Izzy Garland

Gather.town id
BD03
Poster Title
Bar-driven fuelling as a means of merger-free supermassive black hole growth
Institution
Lancaster University
Abstract (short summary)
Both observations and simulations show that much of the black hole growth in the universe has occurred in galaxies with no major mergers in their history since approximately z = 2, meaning that a significant fraction of active galactic nuclei (AGN) reside in disk-dominated galaxies with calm interaction histories and little or no merger-generated bulge components. Recent studies — both spectroscopic and otherwise — indicate bar-driven black hole growth, although past results lack clarity because of complicating factors such as selection effects and the much longer lifetimes of bars relative to AGN. Simulations also predict that long-lived bars are responsible for the growth of pseudobulges, meaning that “bulgeless” barred galaxies are more likely to have younger bars, which should resolve many of the lifetime complications observed in the full population of barred disk galaxies. We present a sample of AGN hosted in strongly disk-dominated galaxies at redshifts 0.015  z  0.25, with high-resolution HST images permitting secure identification of barred and unbarred morphology and 100% optical longslit spectroscopic completeness of both AGN and galaxies.
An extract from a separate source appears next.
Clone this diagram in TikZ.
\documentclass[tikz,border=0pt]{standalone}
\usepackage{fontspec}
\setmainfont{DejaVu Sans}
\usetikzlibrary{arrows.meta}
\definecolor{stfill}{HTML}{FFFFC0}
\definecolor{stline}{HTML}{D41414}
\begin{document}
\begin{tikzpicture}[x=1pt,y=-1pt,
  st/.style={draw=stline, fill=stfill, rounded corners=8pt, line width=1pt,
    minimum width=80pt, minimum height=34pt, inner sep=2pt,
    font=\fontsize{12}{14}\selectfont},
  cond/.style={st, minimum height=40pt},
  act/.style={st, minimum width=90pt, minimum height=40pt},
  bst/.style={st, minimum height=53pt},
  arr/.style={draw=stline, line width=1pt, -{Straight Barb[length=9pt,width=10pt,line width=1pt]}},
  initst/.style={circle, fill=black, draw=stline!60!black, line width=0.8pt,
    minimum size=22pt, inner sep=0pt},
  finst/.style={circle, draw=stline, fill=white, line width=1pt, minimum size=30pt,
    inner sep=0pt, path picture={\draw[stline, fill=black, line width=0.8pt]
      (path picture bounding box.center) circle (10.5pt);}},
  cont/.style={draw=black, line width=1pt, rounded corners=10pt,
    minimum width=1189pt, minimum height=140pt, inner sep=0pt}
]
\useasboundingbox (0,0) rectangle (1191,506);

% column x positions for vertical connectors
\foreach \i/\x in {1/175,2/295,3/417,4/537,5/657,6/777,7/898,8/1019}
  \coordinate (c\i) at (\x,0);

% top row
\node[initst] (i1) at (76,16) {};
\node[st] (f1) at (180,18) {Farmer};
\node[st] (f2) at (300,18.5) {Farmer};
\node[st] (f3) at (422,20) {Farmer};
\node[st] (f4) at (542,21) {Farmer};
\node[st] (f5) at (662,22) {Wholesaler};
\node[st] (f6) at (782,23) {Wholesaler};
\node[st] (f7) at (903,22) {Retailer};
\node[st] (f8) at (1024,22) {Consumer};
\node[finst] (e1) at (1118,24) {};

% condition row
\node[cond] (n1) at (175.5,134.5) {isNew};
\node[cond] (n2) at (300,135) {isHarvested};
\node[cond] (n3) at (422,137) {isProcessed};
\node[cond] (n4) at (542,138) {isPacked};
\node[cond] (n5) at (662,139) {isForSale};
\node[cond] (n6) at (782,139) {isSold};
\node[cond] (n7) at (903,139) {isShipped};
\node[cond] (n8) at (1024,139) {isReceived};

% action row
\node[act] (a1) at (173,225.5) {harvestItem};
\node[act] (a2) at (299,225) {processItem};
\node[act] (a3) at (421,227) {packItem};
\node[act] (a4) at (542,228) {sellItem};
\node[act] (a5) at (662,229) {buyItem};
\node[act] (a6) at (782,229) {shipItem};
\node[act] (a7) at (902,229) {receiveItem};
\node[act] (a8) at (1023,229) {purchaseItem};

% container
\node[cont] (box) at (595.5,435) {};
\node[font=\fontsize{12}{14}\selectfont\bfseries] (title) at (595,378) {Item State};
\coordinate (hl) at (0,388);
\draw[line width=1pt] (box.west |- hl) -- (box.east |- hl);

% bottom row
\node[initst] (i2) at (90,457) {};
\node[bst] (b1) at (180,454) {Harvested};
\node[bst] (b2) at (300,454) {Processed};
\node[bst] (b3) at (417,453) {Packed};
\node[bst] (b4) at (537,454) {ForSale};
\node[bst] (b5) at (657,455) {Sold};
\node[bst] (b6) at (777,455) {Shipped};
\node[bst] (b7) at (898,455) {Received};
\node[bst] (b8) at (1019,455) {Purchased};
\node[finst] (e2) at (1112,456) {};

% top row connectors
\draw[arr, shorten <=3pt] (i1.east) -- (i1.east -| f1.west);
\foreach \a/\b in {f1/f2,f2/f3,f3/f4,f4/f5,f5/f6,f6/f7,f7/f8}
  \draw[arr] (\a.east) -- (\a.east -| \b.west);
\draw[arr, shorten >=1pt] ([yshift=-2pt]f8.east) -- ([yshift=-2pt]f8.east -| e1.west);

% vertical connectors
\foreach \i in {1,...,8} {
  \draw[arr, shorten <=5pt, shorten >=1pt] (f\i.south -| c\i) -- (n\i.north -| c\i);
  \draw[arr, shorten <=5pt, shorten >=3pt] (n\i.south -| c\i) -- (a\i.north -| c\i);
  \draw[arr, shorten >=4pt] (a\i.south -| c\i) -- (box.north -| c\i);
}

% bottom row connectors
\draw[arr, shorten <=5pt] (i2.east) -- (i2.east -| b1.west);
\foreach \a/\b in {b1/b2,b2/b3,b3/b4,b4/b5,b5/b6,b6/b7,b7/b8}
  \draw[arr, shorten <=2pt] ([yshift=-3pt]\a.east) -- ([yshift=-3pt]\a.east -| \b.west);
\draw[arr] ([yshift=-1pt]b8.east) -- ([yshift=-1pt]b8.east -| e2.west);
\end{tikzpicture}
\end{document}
We combine HST and spatially-resolved spectroscopic data to quantify the galaxy structural parameters, stellar masses, and star formation rates, and determine the bar fraction in the host galaxies of these luminous AGN. We additionally compare our data to a matched sample of disk-dominated galaxies lacking an AGN. By statistically comparing the bar fraction in the two samples and controlling for confounding variables, we can constrain the secular growth of supermassive black holes. These carefully matched samples of merger-free AGN and inactive galaxies are a promising means of quantifying the role of secular black hole growth in galaxy evolution.